## The task
Copy out each line of the data that holds the word "this".

## Record list
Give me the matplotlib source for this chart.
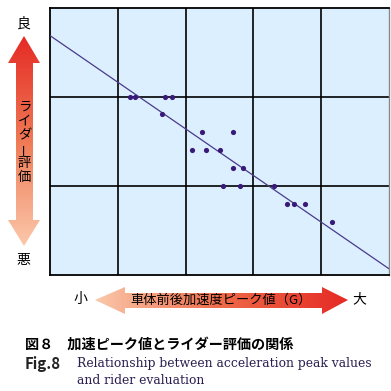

---

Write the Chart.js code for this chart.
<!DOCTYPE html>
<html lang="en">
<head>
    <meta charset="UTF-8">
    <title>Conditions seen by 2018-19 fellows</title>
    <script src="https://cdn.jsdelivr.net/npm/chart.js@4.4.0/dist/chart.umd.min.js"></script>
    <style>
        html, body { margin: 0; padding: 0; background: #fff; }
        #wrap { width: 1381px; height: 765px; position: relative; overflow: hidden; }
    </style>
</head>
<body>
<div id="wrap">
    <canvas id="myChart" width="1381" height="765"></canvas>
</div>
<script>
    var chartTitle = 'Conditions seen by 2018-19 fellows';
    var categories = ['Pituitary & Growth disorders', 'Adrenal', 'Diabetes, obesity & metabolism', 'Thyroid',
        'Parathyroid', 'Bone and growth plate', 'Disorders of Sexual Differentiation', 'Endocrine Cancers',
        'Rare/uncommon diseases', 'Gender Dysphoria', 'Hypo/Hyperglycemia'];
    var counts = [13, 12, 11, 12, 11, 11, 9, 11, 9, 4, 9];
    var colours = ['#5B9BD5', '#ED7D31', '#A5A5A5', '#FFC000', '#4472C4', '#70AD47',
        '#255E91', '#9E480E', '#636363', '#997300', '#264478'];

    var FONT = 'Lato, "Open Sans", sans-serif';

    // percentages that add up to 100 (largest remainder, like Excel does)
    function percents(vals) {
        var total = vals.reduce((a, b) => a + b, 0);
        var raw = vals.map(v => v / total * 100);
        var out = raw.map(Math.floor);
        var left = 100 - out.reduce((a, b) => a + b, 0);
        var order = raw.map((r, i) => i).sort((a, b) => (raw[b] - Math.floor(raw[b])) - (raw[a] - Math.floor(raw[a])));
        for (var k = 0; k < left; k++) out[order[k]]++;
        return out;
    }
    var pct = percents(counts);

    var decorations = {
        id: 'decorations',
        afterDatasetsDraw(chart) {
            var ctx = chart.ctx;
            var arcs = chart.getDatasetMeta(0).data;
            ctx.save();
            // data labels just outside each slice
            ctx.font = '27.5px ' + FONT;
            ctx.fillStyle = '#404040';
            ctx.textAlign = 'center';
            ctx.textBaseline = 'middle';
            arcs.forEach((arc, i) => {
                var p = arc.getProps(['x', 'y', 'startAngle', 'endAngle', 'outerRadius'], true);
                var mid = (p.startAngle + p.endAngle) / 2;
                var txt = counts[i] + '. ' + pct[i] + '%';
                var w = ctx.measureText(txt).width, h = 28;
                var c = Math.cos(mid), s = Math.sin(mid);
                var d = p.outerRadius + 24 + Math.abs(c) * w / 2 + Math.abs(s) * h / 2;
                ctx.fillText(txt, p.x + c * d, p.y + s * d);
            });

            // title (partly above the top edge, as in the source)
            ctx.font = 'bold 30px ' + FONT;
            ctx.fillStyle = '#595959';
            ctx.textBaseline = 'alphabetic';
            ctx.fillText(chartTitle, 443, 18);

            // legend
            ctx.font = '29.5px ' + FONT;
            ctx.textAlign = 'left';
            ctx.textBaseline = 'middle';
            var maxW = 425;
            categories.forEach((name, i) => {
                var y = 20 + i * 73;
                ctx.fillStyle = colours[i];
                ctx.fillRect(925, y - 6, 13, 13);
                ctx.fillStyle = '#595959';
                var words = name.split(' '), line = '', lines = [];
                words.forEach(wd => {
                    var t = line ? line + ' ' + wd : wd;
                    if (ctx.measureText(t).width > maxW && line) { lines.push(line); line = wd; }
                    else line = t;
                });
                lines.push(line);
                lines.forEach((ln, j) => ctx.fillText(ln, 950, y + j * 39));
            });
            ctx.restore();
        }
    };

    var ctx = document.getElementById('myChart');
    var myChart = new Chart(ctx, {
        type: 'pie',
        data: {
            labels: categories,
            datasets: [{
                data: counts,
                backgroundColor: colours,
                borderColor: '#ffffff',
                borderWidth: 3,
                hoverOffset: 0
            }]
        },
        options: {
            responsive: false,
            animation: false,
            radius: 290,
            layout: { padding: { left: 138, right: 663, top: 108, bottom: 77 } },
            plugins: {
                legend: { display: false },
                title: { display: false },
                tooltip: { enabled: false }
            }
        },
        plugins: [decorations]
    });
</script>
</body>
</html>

==

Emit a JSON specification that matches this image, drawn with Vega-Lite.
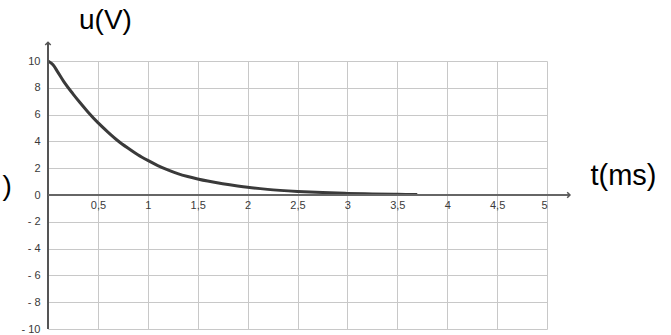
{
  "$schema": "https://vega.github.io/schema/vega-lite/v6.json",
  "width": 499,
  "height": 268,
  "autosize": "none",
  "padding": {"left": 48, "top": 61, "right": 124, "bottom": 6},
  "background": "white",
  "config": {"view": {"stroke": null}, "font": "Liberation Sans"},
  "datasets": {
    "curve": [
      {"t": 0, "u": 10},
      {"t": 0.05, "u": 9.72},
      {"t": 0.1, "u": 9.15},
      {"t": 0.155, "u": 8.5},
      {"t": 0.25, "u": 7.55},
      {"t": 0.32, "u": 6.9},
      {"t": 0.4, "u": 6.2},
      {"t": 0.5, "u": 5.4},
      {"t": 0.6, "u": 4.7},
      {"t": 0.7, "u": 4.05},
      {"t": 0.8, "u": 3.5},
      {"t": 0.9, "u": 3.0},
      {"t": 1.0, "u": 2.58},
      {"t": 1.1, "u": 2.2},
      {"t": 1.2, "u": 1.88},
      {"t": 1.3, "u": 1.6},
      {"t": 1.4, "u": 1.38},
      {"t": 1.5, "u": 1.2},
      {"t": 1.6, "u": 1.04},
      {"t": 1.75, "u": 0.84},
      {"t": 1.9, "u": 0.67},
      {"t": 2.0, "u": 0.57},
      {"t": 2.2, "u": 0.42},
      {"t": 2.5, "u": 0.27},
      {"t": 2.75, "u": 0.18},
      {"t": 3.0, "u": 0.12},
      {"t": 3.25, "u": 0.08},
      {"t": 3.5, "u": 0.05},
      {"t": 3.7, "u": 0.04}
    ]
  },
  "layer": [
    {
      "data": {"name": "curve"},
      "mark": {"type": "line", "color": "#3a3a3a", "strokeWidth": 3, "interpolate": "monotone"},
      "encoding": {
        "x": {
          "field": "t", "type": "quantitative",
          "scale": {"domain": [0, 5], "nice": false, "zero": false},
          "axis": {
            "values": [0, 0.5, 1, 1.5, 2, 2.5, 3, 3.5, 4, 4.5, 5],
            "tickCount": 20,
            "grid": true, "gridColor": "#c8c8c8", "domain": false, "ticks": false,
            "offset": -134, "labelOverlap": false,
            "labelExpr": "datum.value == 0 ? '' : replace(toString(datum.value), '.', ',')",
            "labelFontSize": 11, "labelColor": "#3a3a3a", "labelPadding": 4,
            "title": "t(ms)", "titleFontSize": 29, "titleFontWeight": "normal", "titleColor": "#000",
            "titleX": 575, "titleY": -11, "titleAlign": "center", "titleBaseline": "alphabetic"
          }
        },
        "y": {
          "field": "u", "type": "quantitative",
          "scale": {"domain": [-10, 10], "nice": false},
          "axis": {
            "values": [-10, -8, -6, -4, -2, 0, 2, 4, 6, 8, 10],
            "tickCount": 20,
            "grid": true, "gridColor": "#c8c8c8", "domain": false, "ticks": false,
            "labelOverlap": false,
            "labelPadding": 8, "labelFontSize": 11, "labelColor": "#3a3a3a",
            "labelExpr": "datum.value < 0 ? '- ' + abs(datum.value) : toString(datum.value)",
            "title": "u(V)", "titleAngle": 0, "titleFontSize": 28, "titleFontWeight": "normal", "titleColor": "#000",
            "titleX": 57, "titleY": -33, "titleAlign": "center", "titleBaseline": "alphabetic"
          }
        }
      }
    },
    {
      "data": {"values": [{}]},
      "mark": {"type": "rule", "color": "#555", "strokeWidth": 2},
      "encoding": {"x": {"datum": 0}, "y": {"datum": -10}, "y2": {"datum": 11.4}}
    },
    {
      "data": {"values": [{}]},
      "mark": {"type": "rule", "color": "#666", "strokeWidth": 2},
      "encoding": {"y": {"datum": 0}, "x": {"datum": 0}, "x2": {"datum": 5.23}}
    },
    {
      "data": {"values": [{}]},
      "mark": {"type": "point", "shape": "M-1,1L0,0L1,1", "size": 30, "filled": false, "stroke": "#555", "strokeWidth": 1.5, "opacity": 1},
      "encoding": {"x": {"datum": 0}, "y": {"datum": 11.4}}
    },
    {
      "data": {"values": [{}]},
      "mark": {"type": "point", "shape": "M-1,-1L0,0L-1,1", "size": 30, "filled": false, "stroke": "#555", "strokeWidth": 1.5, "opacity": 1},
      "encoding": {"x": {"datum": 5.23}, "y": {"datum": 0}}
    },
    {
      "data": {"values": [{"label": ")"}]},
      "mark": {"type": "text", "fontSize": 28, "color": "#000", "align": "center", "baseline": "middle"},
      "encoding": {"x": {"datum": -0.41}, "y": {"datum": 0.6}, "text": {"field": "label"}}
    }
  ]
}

## Exercise response
Give me the matplotlib source for this chart.
Write the Chart.js code for this chart.
Emit a JSON specification that matches this image, drawn with Vega-Lite.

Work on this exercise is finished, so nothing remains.